A single article published in a 2008 issue of the journal seems to be responsible for the meteoric rise in the Acta Crystallographica – Section A‘s impact factor. “A short history of SHELX,” by University of Göttingen crystallographer George Sheldrick, which reviewed the development of the computer system SHELX, has been cited more than 6,600 times, according to ISI. This paper includes a sentence that essentially instructs readers to cite the paper they’re reading — “This paper could serve as a general literature citation when one or more of the open-source SHELX programs (and the Bruker AXS version SHELXTL) are employed in the course of a crystal-structure determination.” (Note: This may be a good way to boost your citations.)

Setting aside the good career advice (and yes, I’ve made a mental note to include the phrase “this paper could serve as a general literature citation…” in my next paper), it’s perplexing that Thomson-Reuters didn’t downweight Acta Crystallographica‘s IF considerably given the obvious outlier. There’s no question they would have noticed that the second-ranked journal was only there in virtue of one article, so I’m curious what the thought process was. Perhaps the deliberation went something like this:

Thomson-Reuters statistician A: We need to take it out! We can’t have a journal with an impact factor of 2 last year beat out the NEJM!

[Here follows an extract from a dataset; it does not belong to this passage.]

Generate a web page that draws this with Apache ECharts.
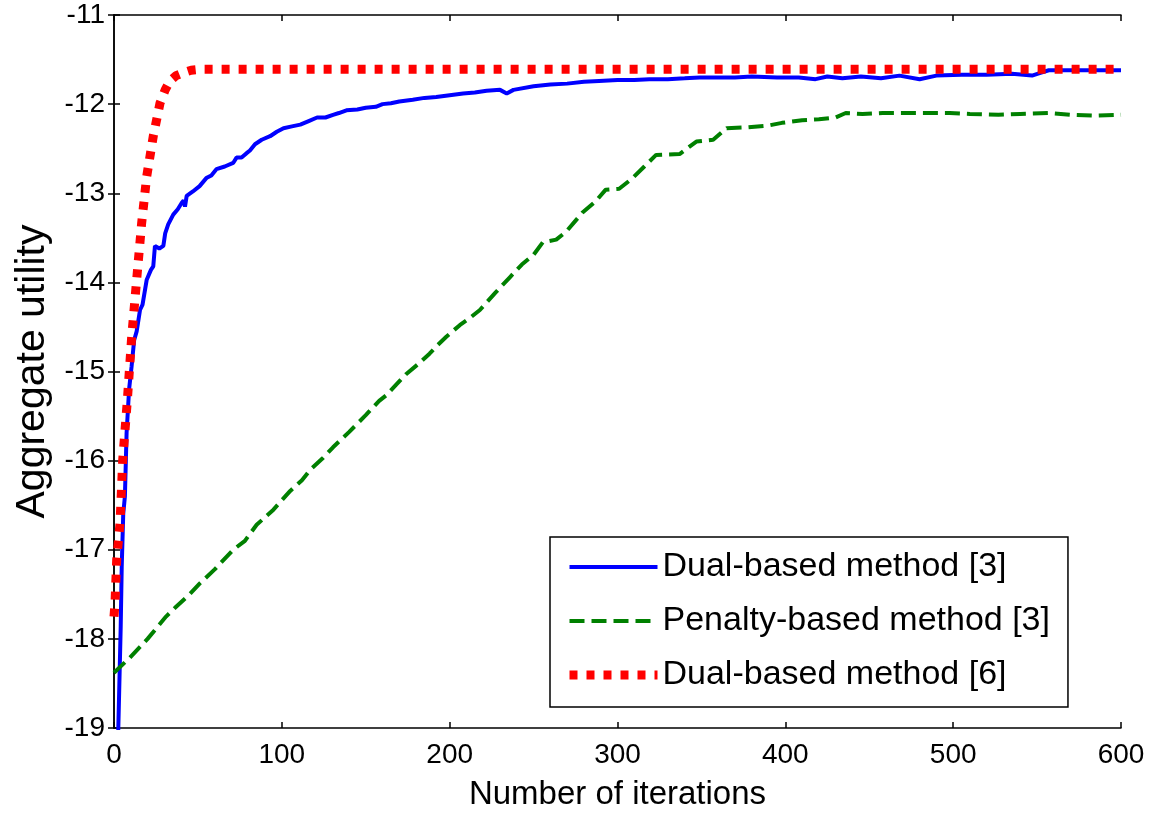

Thomson-Reuters statistician B: But if we take it out, it’ll look like we tampered with the IF!

TRS-A: But we already tamper with the IF! No one knows how we come up with these numbers! Sometimes we can’t even replicate our own results ourselves! And anyway, it’s really not a big deal if we just leave the article in; scientists know better than to think Acta Crystallographica is the second most influential science journal on the planet. They’ll figure it out.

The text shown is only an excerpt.